Yang lain mengatakan: " Tidak boleh tidak, untuk bisa disebut sahabat harus ada ru'yah ( melihat Nabi SAW. ), di samping meriwayatkan satu atau dua hadits. Al-Waqidiy mengatakan, saya menyaksikan para ahli ilmu berkata: " Setiap orang yang pernah melihat Rasulullah SAW. dan telah baligh, lalu masuk Islam dan memahami persoalan agama serta rela kepada beliau, maka menurut kami termasuk sahabat Nabi SAW., meski hanya sesaat di siang hari.

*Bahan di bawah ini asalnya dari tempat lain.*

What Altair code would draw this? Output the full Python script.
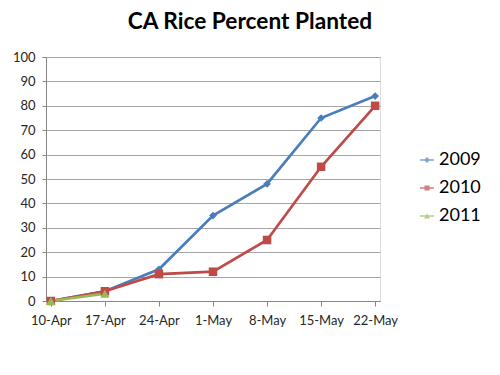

Oleh karena itu, al-Iraqiy mengatakan: Pembatasan baligh tampaknya janggal. Imamut Tabi'in, Sa'id ibn al-Musayyab mengatakan: Tidak kami anggap sahabat kecuali orang yang bermukim bersama Rasulullah saw. selama satu atau dua tahun dan berperang bersama beliau satu atau dua kali peperangan.10 -- Ibn ash-Shalah berkomentar: " Tampaknya yang dimaksud-seandainya pernyataan itu valid dari beliau sejalur dengan yang diriwayatkan dari para ahli ushul. Akan tetapi, redaksi yang beliau gunakan terlalu sempit sehingga harus tidak memasukkan Jarir ibn Abdullah al- Bajali dan kawan-kawan ke dalam kelompok sahabat. Al-Iraqiy mengatakan, ini jelas tidak valid bila dikatakan bersumber dari al-Musayyab. Karena di dalam jalumnya terdapat Muhammad ibr ' Umar al Waqidiy, yang berstatus dha'if dalam hadits." 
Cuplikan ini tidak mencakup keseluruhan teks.